La Francia sta vivendo una delle peggiori crisi finanziarie della sua storia, ma i francesi lo ignorano. Al momento. Arriverà, infatti, il tempo nel quale bisognerà fare i conti e le premesse dovrebbero destare molto allarme. Dopo le dimissioni lampo di Sébastien Lecornu, la crisi politica di Parigi si aggrava e arriva a una dimensione che l’opinione pubblica francese e, in parte, quella europea sembrano ignorare.
I numeri
Il debito pubblico francese in termini assoluti è più alto di quello italiano. Nel 2025 raggiungerà il valore di 3.345 miliardi di euro, circa 300 miliardi più alto di quello del Belpaese.

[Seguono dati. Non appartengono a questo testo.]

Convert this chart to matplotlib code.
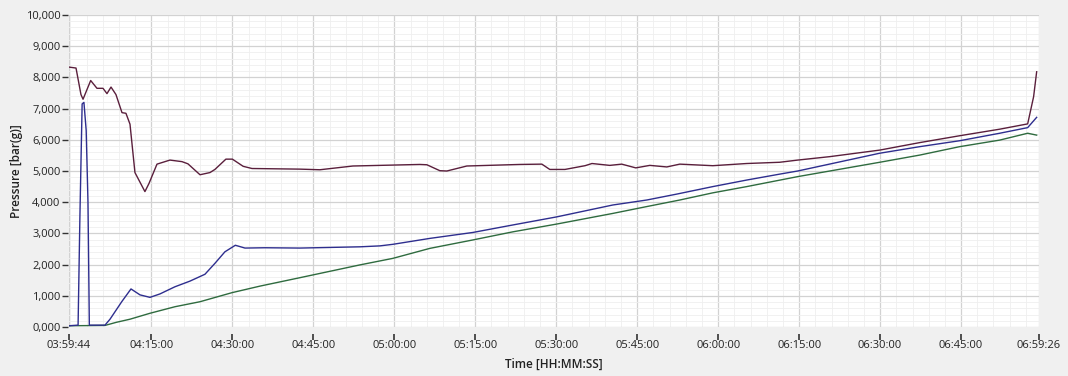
import pandas as pd
import numpy as np
import matplotlib
matplotlib.use('Agg')
import matplotlib.pyplot as plt
import matplotlib.dates as mdates
from matplotlib.ticker import FuncFormatter, MultipleLocator

# pressure readings (time, bar(g))
red_t = ['03:59:44', '04:01:02', '04:01:57', '04:02:20', '04:03:45', '04:04:55', '04:06:02',
         '04:06:46', '04:07:31', '04:08:26', '04:09:33', '04:10:17', '04:11:02', '04:11:57',
         '04:13:48', '04:14:33', '04:16:02', '04:18:26', '04:20:40', '04:21:46', '04:24:00',
         '04:25:51', '04:26:46', '04:28:48', '04:30:00', '04:32:00', '04:33:38', '04:42:30',
         '04:46:13', '04:52:20', '05:04:44', '05:06:02', '05:08:26', '05:09:44', '05:13:26',
         '05:23:15', '05:27:20', '05:28:48', '05:31:37', '05:35:20', '05:36:37', '05:39:55',
         '05:42:08', '05:44:44', '05:47:20', '05:50:29', '05:52:53', '05:59:00', '06:05:17',
         '06:11:24', '06:14:44', '06:20:40', '06:29:56', '06:37:20', '06:44:44', '06:52:09',
         '06:57:20', '06:58:26', '06:59:00']
red_p = [8330, 8300, 7450, 7300, 7900, 7650, 7650,
         7480, 7690, 7450, 6870, 6850, 6500, 4950,
         4340, 4600, 5220, 5350, 5300, 5230, 4880,
         4950, 5050, 5380, 5380, 5150, 5080, 5060,
         5040, 5160, 5210, 5200, 5010, 5000, 5160,
         5210, 5220, 5050, 5050, 5170, 5240, 5180,
         5220, 5100, 5180, 5130, 5220, 5170, 5240,
         5280, 5350, 5460, 5670, 5910, 6130, 6340,
         6510, 7380, 8180]

blue_t = ['03:59:44', '04:01:25', '04:01:45', '04:02:10', '04:02:30', '04:02:55', '04:03:15',
          '04:03:30', '04:06:24', '04:07:20', '04:09:30', '04:11:13', '04:12:53', '04:14:44',
          '04:16:35', '04:19:22', '04:22:08', '04:24:55', '04:26:46', '04:28:37', '04:30:33',
          '04:32:20', '04:36:02', '04:42:30', '04:53:37', '04:57:20', '04:59:44', '05:06:35',
          '05:14:33', '05:21:57', '05:30:06', '05:40:28', '05:46:46', '05:52:20', '05:59:00',
          '06:05:17', '06:11:24', '06:14:44', '06:29:56', '06:37:20', '06:44:44', '06:52:09',
          '06:57:20', '06:59:00']
blue_p = [40, 60, 3500, 7150, 7200, 6300, 4000,
          60, 60, 250, 810, 1220, 1030, 950,
          1060, 1290, 1470, 1690, 2040, 2410, 2620,
          2530, 2540, 2530, 2570, 2600, 2650, 2840,
          3030, 3270, 3530, 3910, 4070, 4260, 4500,
          4710, 4900, 5000, 5570, 5780, 5970, 6210,
          6390, 6720]

green_t = ['03:59:44', '04:06:24', '04:08:30', '04:11:02', '04:14:44', '04:19:22', '04:24:00',
           '04:29:55', '04:35:06', '04:42:30', '04:53:37', '04:59:44', '05:06:35', '05:14:33',
           '05:21:57', '05:30:06', '05:40:28', '05:46:46', '05:52:53', '05:59:00', '06:05:17',
           '06:14:44', '06:29:56', '06:37:20', '06:44:44', '06:52:09', '06:57:20', '06:59:00']
green_p = [40, 50, 150, 250, 440, 650, 810,
           1100, 1310, 1580, 1990, 2200, 2520, 2790,
           3050, 3300, 3640, 3860, 4070, 4300, 4500,
           4820, 5280, 5510, 5780, 5990, 6210, 6150]

x_ticks = ['03:59:44', '04:15:00', '04:30:00', '04:45:00', '05:00:00', '05:15:00', '05:30:00',
           '05:45:00', '06:00:00', '06:15:00', '06:30:00', '06:45:00', '06:59:26']


def to_dt(times):
    return pd.to_datetime(['2000-01-01 ' + t for t in times])


plt.rcParams['font.family'] = ['Open Sans', 'DejaVu Sans']

fig = plt.figure(figsize=(10.68, 3.76), dpi=100, facecolor='#f0f0f0')
ax = fig.add_axes([69 / 1068, 1 - 327 / 376, 970 / 1068, 312 / 376])
ax.set_facecolor('white')

ax.plot(to_dt(green_t), green_p, color='#2f6b3f', lw=1.0)
ax.plot(to_dt(blue_t), blue_p, color='#2e2e8e', lw=1.0)
ax.plot(to_dt(red_t), red_p, color='#5a1f3c', lw=1.0)

ticks = to_dt(x_ticks)
ax.set_xlim(ticks[0], ticks[-1])
ax.set_ylim(0, 10000)
ax.set_xticks(ticks)
ax.xaxis.set_major_formatter(mdates.DateFormatter('%H:%M:%S'))
ax.xaxis.set_minor_locator(mdates.MinuteLocator(byminute=range(0, 60, 3)))
ax.yaxis.set_major_locator(MultipleLocator(1000))
ax.yaxis.set_minor_locator(MultipleLocator(200))
ax.yaxis.set_major_formatter(FuncFormatter(lambda v, p: '{:d},{:03d}'.format(int(v) // 1000, int(v) % 1000)))

ax.grid(True, which='major', color='#d2d2d2', lw=0.9)
ax.grid(True, which='minor', color='#efefef', lw=0.6)
ax.set_axisbelow(True)

for s in ax.spines.values():
    s.set_visible(False)
ax.spines['bottom'].set_position(('outward', 5))
ax.spines['left'].set_position(('outward', 1))
ax.tick_params(which='minor', length=0)
ax.tick_params(axis='x', which='major', length=4, width=1.2, color='#333333', labelsize=8, pad=0.5, labelcolor='#222222')
ax.tick_params(axis='y', which='major', length=4, width=1, color='#333333', labelsize=8, pad=1, labelcolor='#222222')

ax.set_xlabel('Time [HH:MM:SS]', fontsize=8.5, fontweight='semibold', color='#222222', labelpad=5)
ax.set_ylabel('Pressure [bar(g)]', fontsize=8.5, fontweight='semibold', color='#222222', labelpad=2)

fig.savefig('out.png', dpi=100, facecolor=fig.get_facecolor())
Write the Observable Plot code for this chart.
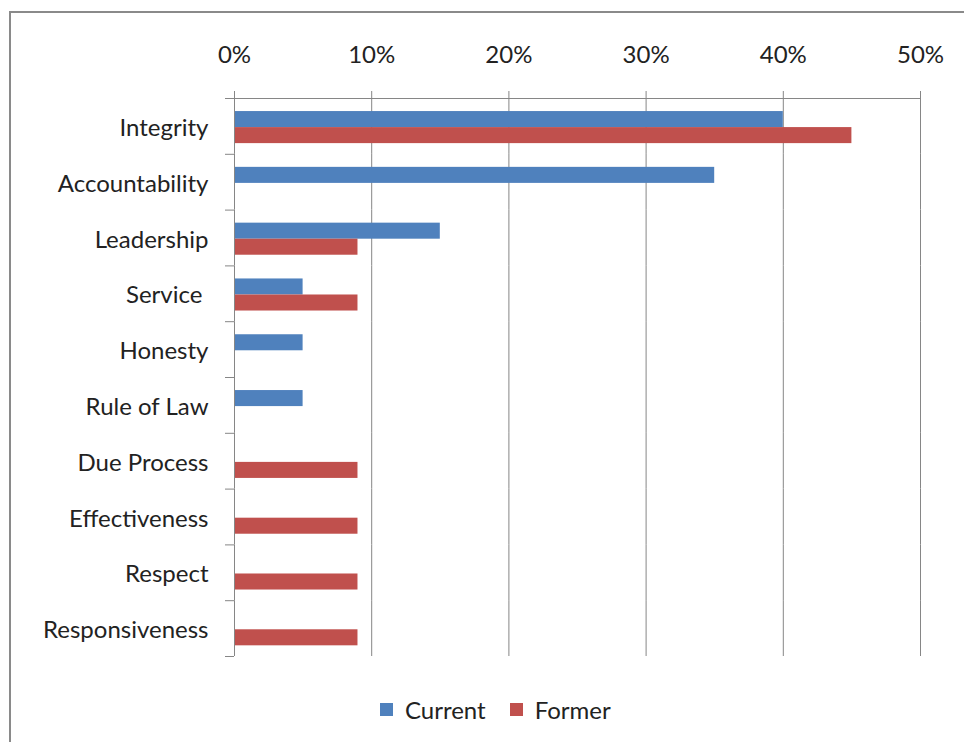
<!DOCTYPE html>
<html><head><meta charset="utf-8">
<script src="https://cdn.jsdelivr.net/npm/d3@7"></script>
<script src="https://cdn.jsdelivr.net/npm/@observablehq/plot@0.6"></script>
<style>
html,body{margin:0;padding:0;width:964px;height:742px;overflow:hidden;background:#fff;}
#frame{position:absolute;left:9px;top:11px;width:1200px;height:1200px;border-left:2px solid #8a8a8a;border-top:2px solid #8a8a8a;box-sizing:border-box;}
#chart{position:absolute;left:0;top:0;}
#legend{position:absolute;left:380px;top:693px;}
svg text{white-space:pre;}
</style></head><body>
<div id="frame"></div><div id="chart"></div><div id="legend"></div>
<script>
const categories = ["Integrity","Accountability","Leadership","Service ","Honesty","Rule of Law","Due Process","Effectiveness","Respect","Responsiveness"];
const series = ["Current","Former"];
const currentValues = [40,35,15,5,5,5,0,0,0,0];
const formerValues = [45,0,9,9,0,0,9,9,9,9];
const xTicks = [0,10,20,30,40,50];
const colors = ["#4F81BD","#C0504D"];

const data = categories.flatMap((c,i)=>[
  {category:c, series:series[0], value: currentValues[i]},
  {category:c, series:series[1], value: formerValues[i]}
]);

const font = "Lato, 'Open Sans', sans-serif";
const grey = "#868686";
const halfBand = (656-98)/categories.length/2;
const plot = Plot.plot({
  width: 964, height: 670,
  marginTop: 98, marginBottom: 14, marginLeft: 234, marginRight: 44,
  style: {background:"none", fontFamily: font, fontSize: "24px", overflow:"visible"},
  x: {domain:[0,50], ticks: xTicks, tickFormat: d=>d+"%", label:null},
  y: {domain: series, paddingInner: 0, paddingOuter: 0.74, align: 0.55, round:false, axis:null},
  fy: {domain: categories, padding: 0, round:false, label:null},
  color: {domain: series, range: colors},
  marks: [
    Plot.gridX(xTicks.slice(1), {stroke:grey, strokeOpacity:1}),
    Plot.barX(data, {x:"value", y:"series", fy:"category", fill:"series"}),
    Plot.ruleX([0], {stroke:grey}),
    Plot.frame({anchor:"top", facetAnchor:"top", stroke:grey}),
    Plot.axisX({anchor:"top", ticks:xTicks, tickSize:8, tickPadding:28, tickFormat:d=>d+"%", stroke:grey, fill:"#222", label:null}),
    Plot.axisFy({anchor:"left", tickSize:0, tickPadding:26, dy:2, fill:"#222", label:null}),
    Plot.axisFy({anchor:"left", tickSize:9, text:null, dy:-halfBand, stroke:grey, label:null}),
    Plot.axisFy({anchor:"left", ticks:[categories[categories.length-1]], tickSize:9, text:null, dy:halfBand, stroke:grey, label:null})
  ]
});
document.getElementById("chart").append(plot);

const leg = plot.legend("color", {swatchSize:13, className:"lg", style:{fontFamily:font, fontSize:"24px", color:"#222"}});
document.getElementById("legend").append(leg);
</script>
</body></html>
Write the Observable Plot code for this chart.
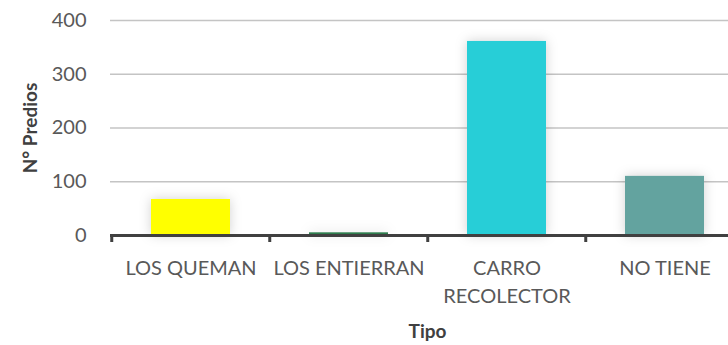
<!DOCTYPE html>
<html>
<head>
<meta charset="utf-8">
<script src="https://cdn.jsdelivr.net/npm/d3@7"></script>
<script src="https://cdn.jsdelivr.net/npm/@observablehq/plot@0.6"></script>
<style>
  html, body { margin: 0; padding: 0; background: #fff; overflow: hidden; }
  #chart svg { display: block; }
  .bars { filter: drop-shadow(0 0 6px rgba(0,0,0,0.18)); }
</style>
</head>
<body>
<div id="chart"></div>
<script>
const categories = ["LOS QUEMAN", "LOS ENTIERRAN", "CARRO RECOLECTOR", "NO TIENE"];
const values = [67, 5, 361, 110];
const colors = ["#FFFF00", "#2E7D4E", "#27CED7", "#63A39F"];
const tickLabels = {"LOS QUEMAN": "LOS QUEMAN", "LOS ENTIERRAN": "LOS ENTIERRAN", "CARRO RECOLECTOR": "CARRO\nRECOLECTOR", "NO TIENE": "NO TIENE"};
const yTicks = [0, 100, 200, 300, 400];
const yTitle = "N° Predios";
const xTitle = "Tipo";

const data = categories.map((c, i) => ({category: c, value: values[i], color: colors[i]}));

const font = "Lato, 'Open Sans', sans-serif";

const chart = Plot.plot({
  width: 728,
  height: 345,
  marginLeft: 110,
  marginRight: -16,
  marginTop: 20,
  marginBottom: 110,
  style: {fontFamily: font, fontSize: "20px", color: "#595959", background: "#fff"},
  x: {domain: categories, paddingInner: 0.5, paddingOuter: 0.25, axis: null},
  y: {domain: [0, 400], axis: null},
  marks: [
    Plot.gridY(yTicks.filter(d => d > 0), {stroke: "#c4c4c4", strokeOpacity: 1, strokeWidth: 1.5}),
    Plot.barY(data, {x: "category", y: "value", fill: "color", className: "bars"}),
    Plot.ruleY([0], {stroke: "#404040", strokeWidth: 3}),
    Plot.axisX({tickSize: 7, tickPadding: 0, dx: -79.25, stroke: "#404040", strokeWidth: 3, text: null, label: null}),
    Plot.axisX({tickSize: 0, tickPadding: 20, fill: "#595959", fontSize: 20, lineHeight: 1.4, label: null, tickFormat: d => tickLabels[d]}),
    Plot.axisY({ticks: yTicks, tickSize: 0, tickPadding: 24, fill: "#595959", fontSize: 20, label: null}),
    Plot.text([yTitle], {frameAnchor: "left", textAnchor: "middle", lineAnchor: "middle", rotate: -90, dx: -80, fontWeight: "bold", fontSize: 19, fill: "#404040"}),
    Plot.text([xTitle], {frameAnchor: "bottom", textAnchor: "middle", lineAnchor: "middle", dy: 96, fontWeight: "bold", fontSize: 19, fill: "#404040"})
  ]
});
document.getElementById("chart").appendChild(chart);
</script>
</body>
</html>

Nella valutazione economica, però, conta il rapporto con il Prodotto interno lordo: il debito/Pil francese è al 116%, mentre quello italiano è intorno al 136%. Molti crederanno che il paragone è azzardato. Non è così. Da tempo, infatti, la Francia accumula deficit molto più alti di quelli di Roma. Basti pensare che quest’anno sarà pari al 5,4%, mentre quello italiano sarà al di sotto del 3%.
Cosa significa? Che i nostri “cugini” continuano a far crescere il loro debito e che per finanziare la spesa pubblica è necessario ricorrere sempre di più a mercato. Non va dimenticato che negli ultimi vent’anni il debito pubblico d’Oltralpe è passato da circa 800 miliardi di euro agli attuali 3.300: una crescita gigantesca che non vede eguali in Europa, nemmeno nella tanto vituperata Italia.
Gli interessi
Quando cresce il debito pubblico crescono anche gli interessi da pagare per poterlo finanziare. È una semplice regola dei mercati: se chiedi più soldi, diventi più rischioso, devi pagare più interessi. Il risultato dell’aumento del ricorso al mercato da parte dei francesi è che il tasso di interesse per finanziarsi è cresciuto enormemente. Tanto che lo spread tra i nostri Btp e i loro Oat, titoli del debito francese, si è azzerato. Anzi, nelle quotazioni degli ultimi giorni a volte i nostri titoli di Stato sono stati prezzati a un tasso più basso, quindi considerati “più sicuri” dagli investitori. Giova ricordare, inoltre, che la società di rating Fitch ha declassato l’affidabilità del debito parigino passandolo ad A+. Nelle prossime settimane toccherà a Moody’s e Standard & Poor’s valutare la situazione finanziaria e, alla luce dell’ennesima crisi politica, non ci si attende nulla di buono.
L’export
La situazione finanziaria, però, è solo l’immagine di cosa accade nell’economia reale al di là delle Alpi. Uno dei dati più clamorosi dell’economia francese riguarda la bilancia dei pagamenti. Dal 2007, infatti, la Francia importa più di quanto esporta. Ciò comporta una costante perdita di valore per il Paese, con timide eccezioni nel 2019 e nel 2024.
A questo va aggiunto un processo di deindustrializzazione che colpisce il Paese in maniera molto più forte ad esempio dell’Italia. Basti pensare che il valore aggiunto della produzione industriale francese è passata dal 14,7% del 1995 al 9,4% del 2024, mentre in Italia è passato dal 19,2% al 14,6%. La deindustrializzazione colpisce entrambi i Paesi, ma in Francia la situazione è decisamente più grave, visto che comunque il Belpaese mantiene una certa vocazione alla manifattura. Un elemento di forte incertezza, inoltre, è la tenuta sociale del Paese con scioperi, proteste e polarizzazione arrivati a livello di guardia.
Le riforme
Per invertire la rotta, servirebbero riforme strutturali. Per intenderci: le stesse riforme messe in atto in Italia nel 2011, quando Mario Monti fu chiamato a governare un esecutivo tecnico. In Francia, però, l’opinione pubblica non è pronta per questo. Senza contare che sia l’estrema destra che l’estrema sinistra si oppongono con fermezza a ogni ipotesi di taglio del debito pubblico. Allungare l’età pensionabile, tagliare l’assistenza sociale, migliorare la sanità pubblica sono solo nomi tecnici che nascondono una necessità non rinviabile: ridurre il deficit pubblico in modo che, nel lungo tempo, anche il debito possa tornare ad essere sostenibile.
Ma chi lo farà? I francesi voteranno una forza politica che li metta davanti alla verità, cioè che il sistema finanziario ed economico non è più sostenibile? Una domanda che, al momento, ha solo risposte negative. Potrebbero però pensarci i mercati a convincere l’opinione pubblica, magari facendo salire lo spread a livelli allarmanti proprio come la storia dell’Italia insegna. Stavolta tocca ai francesi “fare i compiti a casa”, anche perché il loro maggior alleato, la Germania, non se la passa meglio, visto che è uno dei pochi Paesi europei in recessione.